Как-то вдруг все разом накопилось во время этого траура, так накопилось, что трудно стало все это удержать в себе. Теперь нужно все сказать, всю правду, все, как оно есть. С этим жить нельзя. Я давно подозревал, что придет такое время, такой страшный день и час, когда нужно будет все сказать. Но все не верил в это, все откладывал даже саму мысль; думал, может обойдется, само пройдет, растворится в мутной речки жизни.
Нет, не прошло, не растворилось, ничего само собой не обошлось. Траур как-то неприятно обнажил всю житейскую мелочность, и вот это житейское и оказалось самым невыносимым, самым жутким. Захотелось все рассказать кому-то, все, что накопилось за многие годы. Но рассказать было некому, совсем некому. Нет в мире человека, которому можно душу обнажить, все потаенное выложить. А ведь надо, без этого никак нельзя. Вот и приходится говорить себе, а это все равно, что травам полевым, да ветрам лесным. Никто не услышит, никто не поймет.
Самое важное, что я должен был теперь сказать, что не любил я никогда своих родителей. Бояться боялся за них страшно, чуть не умер несколько раз от этого, но как теперь понимаю, любить-то не любил. Это главная заноза и накипь. И они меня не любили никогда. Никогда. Собой всегда были только заняты. И задело меня, почему они собой занимались, как будто были какие-то люди необыкновенные. Нет, самые обычные, таких много. И странно теперь, чего меня-то им не любить? А они не любили, но только боялись. Не дай Бог болезнь, или отъезд какой – всю душу вытрясут, лишь бы я в порядке был, чтобы им спокойно было. Боялись за меня ради своего спокойствия. Разве это любовь?

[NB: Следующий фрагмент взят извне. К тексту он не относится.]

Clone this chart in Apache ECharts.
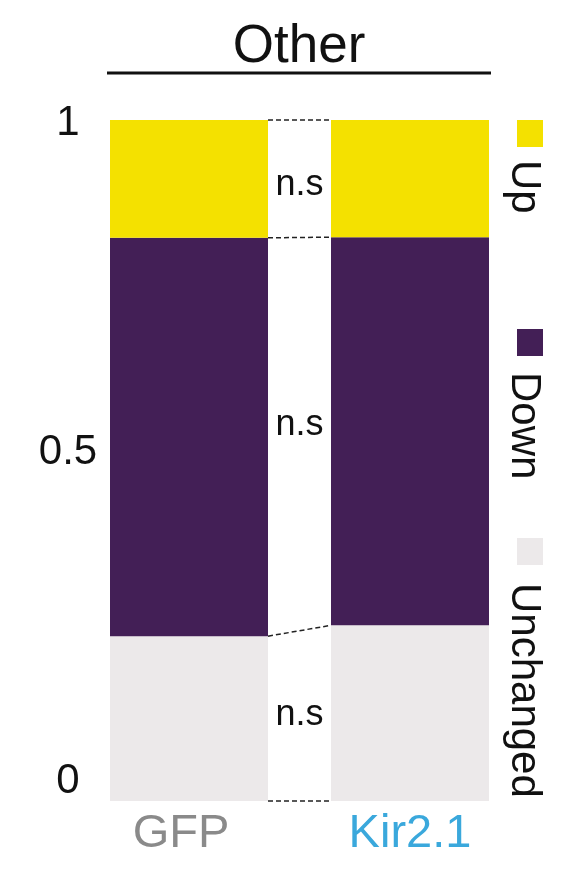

Они ведь доводили меня до того, что я желал им смерти. Именно так и было. Они умудрялись своими нелепыми действиями и словами пробуждать во мне самые низменные наклонности, самые подлые чувства. Я конечно всегда очень стыдился и ужасался потом, сильно злился, уже не знаю на кого: на себя, на них, или на того кто все это затеял здесь, смешав все пути и не дав ни малейшего намека на истину. Горько было так чувствовать родительское; часто хотелось тепла и понимания, которое конечно было, но всегда перечеркивалось какими-то нелепыми, совершенно внезапными действиями с их стороны.